Information
- League: Negro National League (II) (1935–1936, 1939–1948); Negro American League (1949–1950);
- Location: New York City
- Ballpark: Hinchliffe Stadium (Paterson) (1935–1936); Polo Grounds (New York City) (1939-50) Dyckman Oval (New York City) (1935-36); Yankee Stadium (New York City) (1941-46);
- Established: 1935
- Disbanded: 1950
- Negro World Series championships: 1947
- League titles: 1947

= New York Cubans =

Former professional baseball team

The New York Cubans were a Negro league baseball team that played during the 1930s and from 1939 to 1950. Despite playing in the Negro leagues, the team occasionally employed white-skinned Hispanic baseball players as well, because Hispanic players were generally ignored by Major League Baseball teams before Jackie Robinson broke the color barrier in Major League Baseball.

== Historical roots ==

In 1899, the All Cubans became the first all-Hispanic team to travel to the United States and stage exhibition games, against established Negro league powerhouse teams. The All Cubans kept traveling to the United States each year until 1905. Beginning in 1907, they were replaced by the Cuban Stars, which became accepted as an independent Negro baseball team. In 1916, the team was struck by controversies and competition regarding booking, which led to the creation of a new Cuban Stars carrying the same name. To differentiate between the two teams, the newer of the two was referred to as the Cuban Stars (East), which was owned by Alex Pompez and competed in the New York city area. The older team (which was owned by Abel Linares and Tinti Molina and previously had competed in the New York area) moved to the midwestern region and became known as the Cuban Stars (West).

== Founding (or reincarnation) ==

Around 1930, both Cuban Stars teams folded, but in 1935 Pompez was able to re-create a Cuban team under the new name New York Cubans. In 1935 and 1936, the New York Cubans called historic Hinchliffe Stadium in Paterson, New Jersey home. They also played some home games in the Dyckman Oval in the Inwood neighborhood of Manhattan, and later played in the Polo Grounds (1939–1950) and in Yankee Stadium (1941–1946).
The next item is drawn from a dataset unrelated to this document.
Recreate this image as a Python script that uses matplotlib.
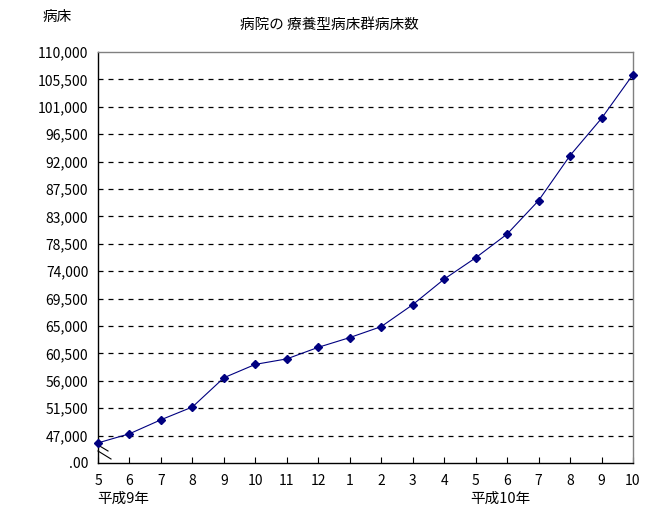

Unlike what the team's name may suggest, the team was not composed exclusively of Cuban players; there were players from other Hispanic nationalities and the United States as well. In 1941, Perucho Cepeda, father of National Baseball Hall of Famer Orlando Peruchin Cepeda and a legendary player around the Caribbean himself, became the first Puerto Rican to play for the New York Cubans. Apart from Cepeda, there were also players from Mexico and the Dominican Republic playing for the New York Cubans. From 1941 to 1944, the Cubans had the services of well-known Dominican utility player Tetelo Vargas.

Only one other team of the era, the Indianapolis Clowns, boasted a line-up with as many international players as the Cubans did.

== Negro League World Series champions ==

With a team that included such notables as Luis Tiant, Sr., and Minnie Miñoso the New York Cubans won their only Negro League World Series title in 1947, defeating the Cleveland Buckeyes.

== Demise ==

The Cubans did not win another championship, and, due to various reasons, including economic strain and an exodus of both African American and Hispanic players to the Major Leagues, the Negro Leagues stopped playing in 1950.

== Players ==

=== Hall of Famers ===
- Martín Dihigo holds the distinction of being inducted into three Halls of Fame; Cuban, Mexican and American.
- Minnie Miñoso holds the distinction of being inducted into three Halls of Fame: Cuban, Mexican and American.
- Tetelo Vargas is a member of the Puerto Rican and Cuban baseball Hall of Fames, despite never having played a single game in Cuba. His election to the Cuban baseball Hall of Fame has been credited to his participation with the New York Cubans.
- Alex Pompez

== MLB throwback jerseys ==

On May 29, 2010, the New York Mets wore Cubans uniforms in a game in Milwaukee against the Brewers, who wore Milwaukee Bears uniforms. The Mets then wore this uniform again on August 22 against the Pittsburgh Pirates.